A Time to Heal

A Time to Heal

Can Falling in Love Help You Heal?

In the novels of my series, Once Upon a Time in the Texas Panhandle, I don’t avoid killing, because killing is a part of life. … Ecclesiastes, Chapter 3, states it plainly: “To every thing there is a season, and a time to every purpose under the heaven: … A time to kill.” However, it seems most writers in telling their stories forget to include the second half of Verse 3, which, after saying “A time to kill,” then says, “and a time to heal.” I focus on this—healing after having killed. Instead of giving brutal details of the killing scene, I focus on the effect afterwards on the killer—what killing has done to his or her mind, which is often called PTSD. However justified I am for killing someone, I have to live with what I have done … and find a way to heal. That’s my focus.

People kill for all sorts of reasons. I was struck by the words of Deontay Wilder, the reigning WBC heavyweight champion, who told the interviewer before his recent fight with Luiz Ortiz, “Every time I walk into the ring my mind-set is to kill my opponent in the ring—nothing else. … When I risk my life for other people’s entertainment, why would I care about their opinions? … They know what it is, and they love it.” Fortunately, Ortiz didn’t die, but a lesser man certainly would have. Wilder “connected with a bone-rattling right to the head of Ortiz … in the seventh [round], dropping and stopping the Cuban.” It was for the entertainment of a crowd of 10,000, and they loved it. And probably, if Ortiz had never woken up, they would have loved it even more.

But rather than playing and replaying the “spectacular one-hitter-quitter knockout” by Wilder of Ortiz, I think about what would now be going on in Wilder’s mind, if he had actually killed Ortiz. Of course, it would have been perfectly legal and scored simply as a win-by- knockout, to make Wilder’s record, “42-0-1, 41 KOs.” But how would being a killer affect Wilder’s psyche? Would he be like Sean Thornton (John Wayne) in the movie, The Quiet Man, who after killing an opponent in the ring in America, leaves boxing and returns to his native Ireland to live anonymously and in peace. Would Wilder return to Alabama, buy a farm, and try to find peace?
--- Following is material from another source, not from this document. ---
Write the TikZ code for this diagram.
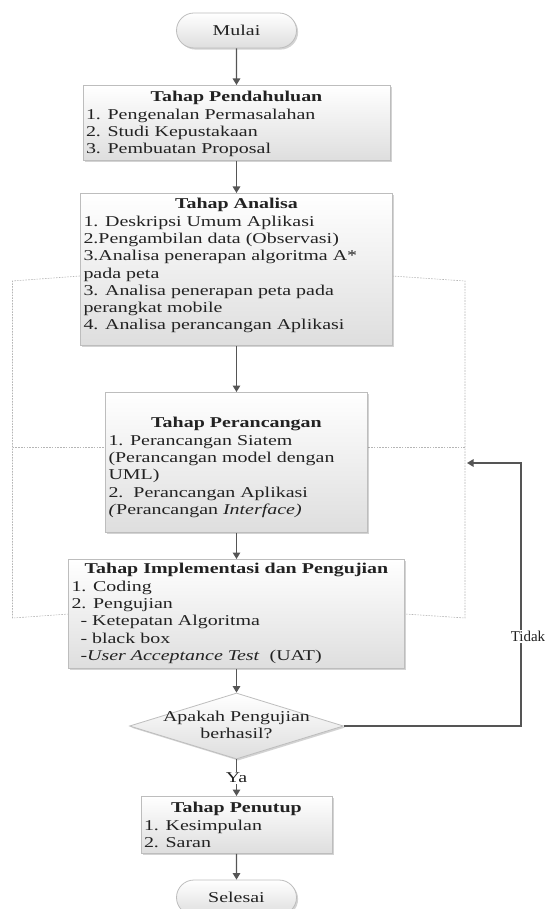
\documentclass[tikz,border=0pt]{standalone}
\usepackage{fontspec}
\setmainfont{Liberation Serif}[FakeStretch=1.33]
\newfontfamily\plainserif{Liberation Serif}
\usetikzlibrary{arrows.meta,shapes.geometric,shapes.misc,shadows}
\definecolor{edgegray}{HTML}{BDBDBD}
\definecolor{arrowgray}{HTML}{555555}
\definecolor{dotgray}{HTML}{B5B5B5}
\definecolor{fillbottom}{HTML}{DEDEDE}
\definecolor{txt}{HTML}{222222}
\newcommand\stagecontent[5]{\parbox[c][#2pt][t]{#1pt}{\vspace*{#3pt}{\centering\textbf{#4}\par}#5}}
\tikzset{
  boxlook/.style={draw=edgegray, line width=0.8pt, top color=white, bottom color=fillbottom,
    drop shadow={shadow xshift=1.6pt, shadow yshift=-1.6pt, opacity=0.35}, text=txt},
  stage/.style={boxlook, rectangle, inner xsep=3pt, inner ysep=0pt, anchor=north},
  term/.style={boxlook, rounded rectangle, minimum width=120pt, minimum height=35pt, inner sep=0pt},
  decision/.style={boxlook, diamond, minimum width=214pt, minimum height=66pt, inner sep=0pt},
  arr/.style={draw=arrowgray, line width=1.4pt, -{Triangle[length=6.5pt,width=7.5pt]}},
  dotline/.style={draw=dotgray, line width=0.6pt, dash pattern=on 1.6pt off 1.2pt},
  lbl/.style={fill=white, inner sep=1pt, text=txt}
}
\begin{document}
\begin{tikzpicture}[x=1pt,y=-1pt,font=\fontsize{15pt}{17.3pt}\selectfont]
\useasboundingbox (0,0) rectangle (548,909);
% dotted frame coordinates
\coordinate (dLtop) at (12.5,281);
\coordinate (dLmid) at (12.5,447);
\coordinate (dLbot) at (12.5,618);
\coordinate (dRtop) at (465,281);
\coordinate (dRmid) at (465,447);
\coordinate (dRbot) at (465,618);
\coordinate (anaL) at (80,276);
\coordinate (anaR) at (392,276);
\coordinate (implL) at (69,614);
\coordinate (implR) at (405,614);
\draw[dotline] (anaL) -- (dLtop) -- (dLbot) -- (implL);
\draw[dotline] (anaR) -- (dRtop) -- (dRbot) -- (implR);
\draw[dotline] (dLmid) -- (106,447);
\draw[dotline] (dRmid) -- (368,447);
% nodes
\node[term] (mulai) at (236.5,30.5) {Mulai};
\node[stage] (pend) at (236.5,85) {\stagecontent{301}{75}{6}{Tahap Pendahuluan}{1. Pengenalan Permasalahan\\2. Studi Kepustakaan\\3. Pembuatan Proposal}};
\node[stage] (ana) at (236.5,193) {\stagecontent{306}{152}{5}{Tahap Analisa}{1. Deskripsi Umum Aplikasi\\2.Pengambilan data (Observasi)\\3.Analisa penerapan algoritma A*\\pada peta\\3. Analisa penerapan peta pada\\perangkat mobile\\4. Analisa perancangan Aplikasi}};
\node[stage] (ranc) at (236.5,392) {\stagecontent{256}{140}{25}{Tahap Perancangan}{1. Perancangan Siatem\\(Perancangan model dengan\\UML)\\2.\ \ Perancangan Aplikasi\\\textit{(}Perancangan \textit{Interface)}}};
\node[stage] (impl) at (236.5,559) {\stagecontent{330}{109}{4}{Tahap Implementasi dan Pengujian}{1. Coding\\2. Pengujian\\\hspace*{9pt}- Ketepatan Algoritma\\\hspace*{9pt}- black box\\\hspace*{9pt}-\textit{User Acceptance Test}\ \ (UAT)}};
\node[decision] (dec) at (236.5,726) {};
\node[align=center, text=txt] (dectext) at (236.5,725) {Apakah Pengujian\\berhasil?};
\node[stage] (tutup) at (236.5,796) {\stagecontent{185}{57}{6}{Tahap Penutup}{1. Kesimpulan\\2. Saran}};
\node[term] (selesai) at (236.5,897.5) {Selesai};
% connectors
\draw[arr] (mulai) -- (pend);
\draw[arr] (pend) -- (ana);
\draw[arr] (ana) -- (ranc);
\draw[arr] (ranc) -- (impl);
\draw[arr] (impl) -- (dec);
\draw[arr] (dec) -- node[lbl] (ya) {Ya} (tutup);
\draw[arr] (tutup) -- (selesai);
\coordinate (loopR) at (521,726);
\coordinate (loopT) at (521,463);
\coordinate (loopEnd) at (467,463);
\draw[arr] (dec.east) -- (loopR) -- node[lbl, pos=0.34, xshift=7pt, font=\plainserif\fontsize{15pt}{17.3pt}\selectfont] (tidak) {Tidak} (loopT) -- (loopEnd);
\end{tikzpicture}
\end{document}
In two of my novels, the protagonist young man is a decorated war hero. One has been rewarded for killing hundreds of enemy soldiers in Korea, the other for shooting down dozens of enemy planes in the war against Japan. The military lauds them, gives them medals, but they have an impossible time living with killing. Drinking doesn’t heal. Attempted suicide doesn’t heal. In another of my novels, the millionaire father of a young man attempts to murder his son’s Native American fiancée. The father ends up hating himself and hated by his son. In another novel, two brothers serve on opposite sides in the American Civil War—the one becoming a hero in the Union Army, the other a hero in the Confederate Army, and both are decorated for valor in killing “the enemy.” Either brother feels justified in killing—both believing that they are fighting for the right cause. But after the war, they both have nightmares about the soldiers of the other side that they killed. And the soldier who was in the Confederate Army is doubly conflicted, having fought to defend slavery, which he comes to see as the wrong cause and thus he was in the wrong army.

In these stories, healing comes from falling in love with a compassionate and understanding young lady, who helps her lover carry his burden. The pain and bad memories will never go away. But love heals. And bearing the burden together, the couple will be able to live happily ever after.